Liberals are already getting pilloried for supporting "affirmative consent" laws that make college campuses into Puritan witch-hunting grounds, and for cheering on rape hoaxes à la Lena Dunham and Rolling Stone. Now, Tarico says, Christians should hold it against the Bible, whose most current narrative takes place almost two thousand years ago, that every sexual liaison did not conform to 21st-century liberal dogma. Incredible that the story of Jacob and Esau did not include a written and signed permission slip between Isaac and Rebecca – or a continuous trail of them (have to keep things affirmative!).
To sum up, "Mary was raped" requires a few assumptions. First, that rape does not have to include sexual intercourse of any kind. Second, that the archangel Gabriel visiting the Blessed Mother is the same as Zeus turning into a bull and hauling off Europa. And third, that Luke 1:46 onward – a passage in the very same source Tarico cites – does not exist. In other words, "Mary was raped" makes perfect sense if words have no meaning, all religions are the same, and the Bible actually is the straw-man caricature Tarico tore into on Sunday.

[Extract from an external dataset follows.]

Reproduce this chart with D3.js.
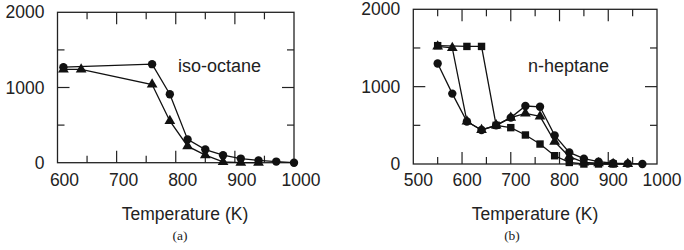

Jaw-dropping ignorance of Christianity among liberal commentators seems to crop up with extra strength around Christmas and Easter. Perhaps the Valerie Taricos of the world figure that those who would usually debunk such nonsense are off enjoying the season. But instead of flouting Abraham Lincoln's wisdom (which – surprise! – appears in the Bible) on remaining silent and being thought a fool, oblivious anti-Christian curmudgeons ought to try enjoying the season themselves. They might learn something for a change.